## DIRECTIONS
Print, word for word, the opening line of the data below and every line after it through the line that contains "Chart.register(...registerables);", but not the pictures.

## DATASET SECTION
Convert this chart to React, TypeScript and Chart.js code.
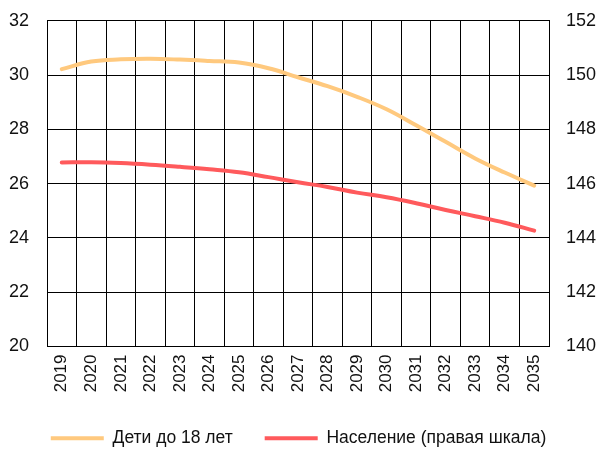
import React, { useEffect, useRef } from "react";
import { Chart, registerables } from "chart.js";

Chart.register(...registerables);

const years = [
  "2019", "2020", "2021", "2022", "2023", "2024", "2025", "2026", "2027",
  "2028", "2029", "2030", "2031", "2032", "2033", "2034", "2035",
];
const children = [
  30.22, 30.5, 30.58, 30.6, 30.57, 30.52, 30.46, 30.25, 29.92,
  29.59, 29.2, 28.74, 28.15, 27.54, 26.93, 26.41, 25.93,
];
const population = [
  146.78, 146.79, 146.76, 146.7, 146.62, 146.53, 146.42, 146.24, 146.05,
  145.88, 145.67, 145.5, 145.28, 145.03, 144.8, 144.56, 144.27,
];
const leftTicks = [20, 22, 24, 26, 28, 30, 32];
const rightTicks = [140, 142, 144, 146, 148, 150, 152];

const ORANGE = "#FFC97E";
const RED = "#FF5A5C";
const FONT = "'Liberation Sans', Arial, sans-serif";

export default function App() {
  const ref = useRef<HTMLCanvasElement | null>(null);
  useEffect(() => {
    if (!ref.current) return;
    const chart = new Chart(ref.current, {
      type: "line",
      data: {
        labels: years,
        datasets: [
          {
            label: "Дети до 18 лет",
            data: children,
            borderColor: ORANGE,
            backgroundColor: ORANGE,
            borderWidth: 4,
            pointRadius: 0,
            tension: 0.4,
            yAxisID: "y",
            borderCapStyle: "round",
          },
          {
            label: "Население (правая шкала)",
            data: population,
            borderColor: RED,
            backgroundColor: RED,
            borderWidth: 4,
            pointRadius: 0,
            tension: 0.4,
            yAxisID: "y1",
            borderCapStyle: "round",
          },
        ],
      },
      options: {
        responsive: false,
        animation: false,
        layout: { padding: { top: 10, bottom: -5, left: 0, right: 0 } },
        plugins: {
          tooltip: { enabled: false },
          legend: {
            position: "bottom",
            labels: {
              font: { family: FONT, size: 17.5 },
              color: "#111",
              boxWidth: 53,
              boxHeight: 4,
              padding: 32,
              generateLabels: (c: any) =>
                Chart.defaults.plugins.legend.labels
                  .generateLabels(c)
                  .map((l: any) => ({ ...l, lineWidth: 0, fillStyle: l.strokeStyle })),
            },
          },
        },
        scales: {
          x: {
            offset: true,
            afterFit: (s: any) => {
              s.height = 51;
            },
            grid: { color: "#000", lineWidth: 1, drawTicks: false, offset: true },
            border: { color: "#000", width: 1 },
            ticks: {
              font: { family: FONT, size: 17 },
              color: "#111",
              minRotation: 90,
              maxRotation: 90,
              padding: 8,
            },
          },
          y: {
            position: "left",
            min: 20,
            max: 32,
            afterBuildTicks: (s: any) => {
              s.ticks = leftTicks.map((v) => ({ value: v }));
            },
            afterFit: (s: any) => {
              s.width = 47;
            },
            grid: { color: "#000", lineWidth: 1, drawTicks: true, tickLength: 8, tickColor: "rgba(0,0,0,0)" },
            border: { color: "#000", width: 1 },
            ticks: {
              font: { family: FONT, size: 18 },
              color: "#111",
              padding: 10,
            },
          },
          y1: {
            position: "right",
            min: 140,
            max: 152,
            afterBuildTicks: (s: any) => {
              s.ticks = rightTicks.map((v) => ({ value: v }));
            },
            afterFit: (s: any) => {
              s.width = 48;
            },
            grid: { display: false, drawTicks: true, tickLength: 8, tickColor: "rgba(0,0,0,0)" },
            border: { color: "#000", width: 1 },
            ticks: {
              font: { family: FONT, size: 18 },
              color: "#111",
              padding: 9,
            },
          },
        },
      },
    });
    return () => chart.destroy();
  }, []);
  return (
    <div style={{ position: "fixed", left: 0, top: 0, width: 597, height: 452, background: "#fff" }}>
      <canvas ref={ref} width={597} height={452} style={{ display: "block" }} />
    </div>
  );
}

## EXPECTED ANSWER
Convert this chart to React, TypeScript and Chart.js code.
import React, { useEffect, useRef } from "react";
import { Chart, registerables } from "chart.js";

Chart.register(...registerables);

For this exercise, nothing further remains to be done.